We can also use this percentage for other people problems, and maybe think about our software systems in a different light too.
But first, some fun math.
The flight was on an Airbus A321 Neo. According to Airbus, this plane can seat 180-220 people. I used Wizz Air. According to their About page and this news article they have a seating configuration of 239 passengers.
While I was striking a conversation with the new boarding crew, I saw on their monitor that the flight had 12 no-shows, so 5%, and 3 overbookings, 1%. I couldn't find a law that specifies an exact percentage allowed for overbooking, but that doesn't really matter. What matters is that for this particular flight we had a 5% population of no-shows. This number fits with what the lady at the check-in desk told me and with this article that says the no-show percentage is around 5%-15%.
So, humans and the systems they use, in at least part of their life, have a 85% - 95% SLA.
Might be worth accounting for this:
- How about adding this buffer into our on-call rotation SLAs: there's a 5-15% chance the on-call person's internet will fail, or they're stuck on the highway and don't have a good enough 5G connection for their laptop, or can't get a PR approval because the
CODEOWNERS
is broken, etc. - Add 5-15% more time to your project's time estimation. (That, I hope, you've already doubled.)
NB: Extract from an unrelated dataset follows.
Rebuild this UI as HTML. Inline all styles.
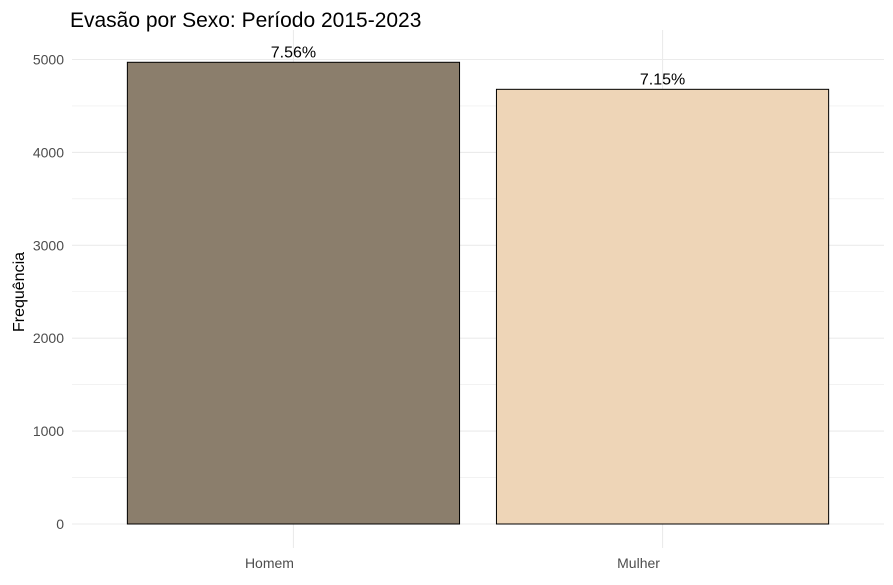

- Switching gears: there's a 5-15% chance that your sales person won't make the meeting in time.
- Maybe the groom didn't show up because of this SLA, not because they don't love you.
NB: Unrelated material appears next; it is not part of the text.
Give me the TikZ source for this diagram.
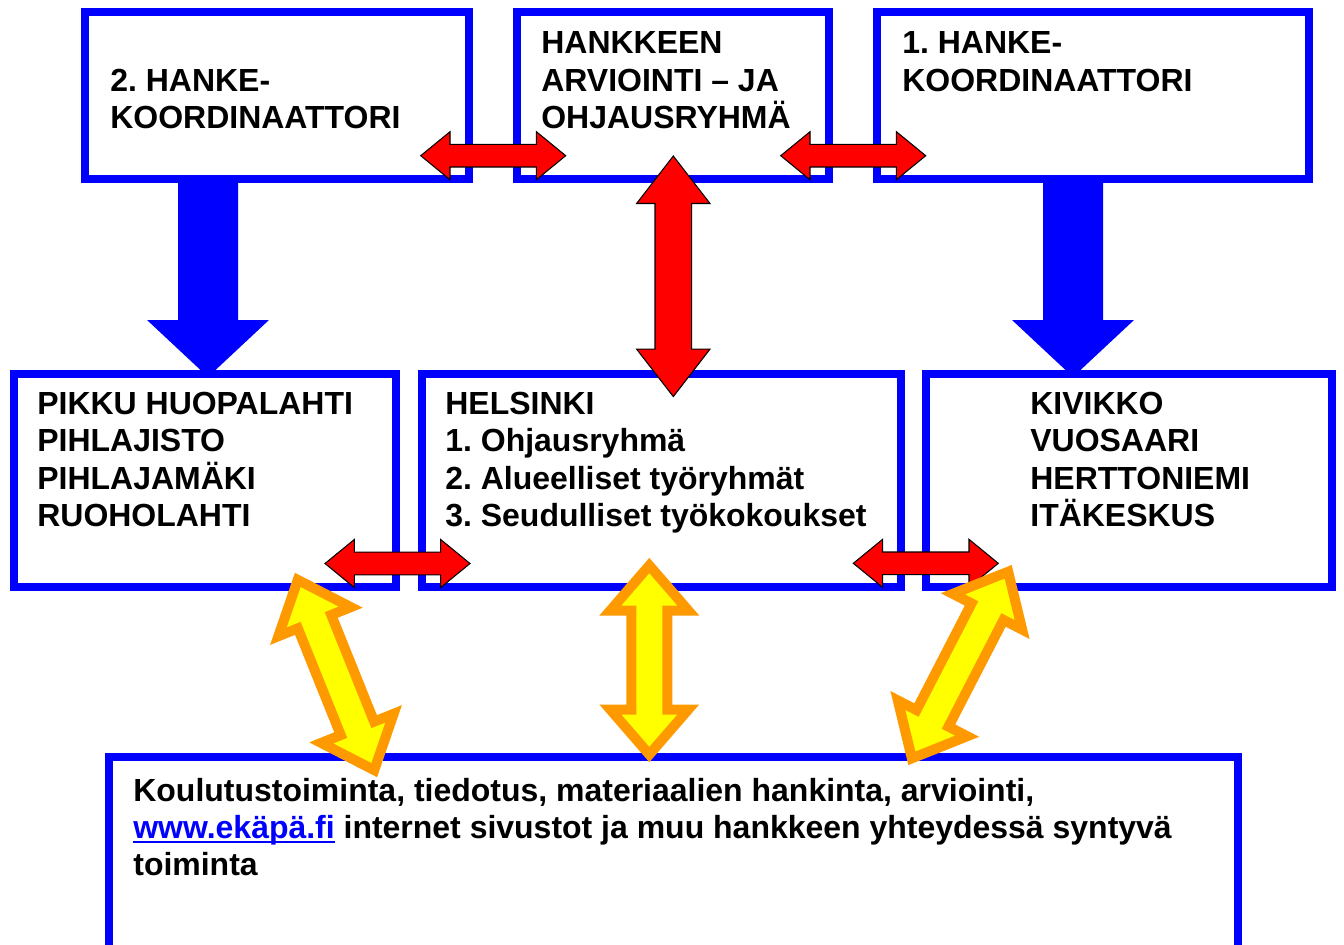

You can also think about engineering and testing in a quirky new way: simulating conditions where certain services fail is akin to overbooking for potential no-show passengers; accommodating for unknown state or incomplete actions in a system (by, for example, implementing a cache or retry logic) is the same as admitting an overbooked passenger on the flight.
If nothing, just take this from my essay: set up contingency plans for any process involving humans and add ~10% more time to the primary plan's duration. I feel like tech engineers and their managers sometimes forget that it's not about how long it takes to solve a problem, it's about the person solving it too.